The loss function should include:

  • A profit-maximization component that encourages higher interest income and lower default rates.

  • A regularization term to penalize high-risk actions (e.g., giving too much credit to a risky customer).

Model Implementation#

You can implement this model using a framework like TensorFlow or PyTorch for deep learning and reinforcement learning. For time-series forecasting, you can integrate models like Prophet or ARIMA.

  • RL libraries such as OpenAI’s Gym or Stable-Baselines can help in building the reinforcement learning component.

  • The optimization function can be implemented using SciPy’s optimization package or any modern gradient-based optimizers (e.g., Adam).

  1. Soft Actor-Critic (SAC) Why: SAC is a robust and efficient model for continuous action spaces, and your problem involves continuous variables like credit limits and interest rates.
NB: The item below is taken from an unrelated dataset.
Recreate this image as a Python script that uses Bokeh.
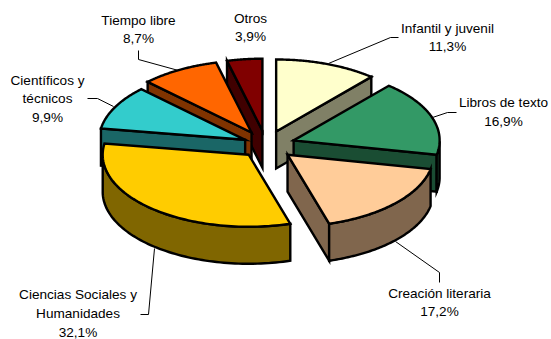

SAC can handle the continuous nature of your objectives while optimizing for a balance between exploration and exploitation using entropy maximization. How: You can define the credit limit and interest rate as continuous actions and use the reward function to optimize for profit, factoring in credit risk, default rates, and customer retention. You can also incorporate penalty mechanisms for defaults or higher risk.

  2. Proximal Policy Optimization (PPO) Why: PPO is a popular choice for stability and ease of use in multi-objective tasks. It can handle continuous prediction tasks like yours while ensuring policy updates remain stable. How: You could model credit limit and interest rate predictions as two separate outputs within the same policy. The reward function would encourage balancing risk, maximizing profit, and managing default probabilities.

  3. Multi-Objective Reinforcement Learning (MORL) with SAC or PPO Why: Since you have multiple objectives (profit maximization and minimizing risk of default), a multi-objective approach with SAC or PPO can be adapted to handle both objectives simultaneously. This approach allows you to balance the competing trade-offs, for example, between higher credit limits (higher potential profit but also higher risk) and lower interest rates (to retain customers but maintain profitability). How: The reward function could use a weighted sum of objectives or a Pareto front approach to optimize both the credit limit and interest rate simultaneously. This would allow you to manage trade-offs effectively.

  4. Hierarchical Reinforcement Learning (HRL) Why: In your case, predicting credit limits and interest rates involves multiple decisions over time (both short-term and long-term). HRL can model this by breaking down tasks into sub-tasks: determining an optimal credit limit first, then optimizing the interest rate based on that decision. How: HRL can handle your task by learning higher-level decisions (credit limit) and lower-level decisions (interest rate) hierarchically. This approach would allow you to optimize for each decision level while considering long-term profit and default risk.

  5. Multi-Agent Reinforcement Learning (MARL) Why: If you want to model each customer as an agent with individual characteristics and optimize for each agent’s credit limit and interest rate, MARL might be a good approach. It allows for modeling interactions between agents (e.g., customers with different risk profiles). How: Each customer (or agent) could have their own policy determining credit limits and interest rates, while the global system optimizes overall profit and risk at the portfolio level.

Recommendation

Soft Actor-Critic (SAC) or PPO with a multi-objective reward function is likely the best fit for your use case. These models are well-suited for continuous control problems and can handle both the credit limit and interest rate predictions simultaneously.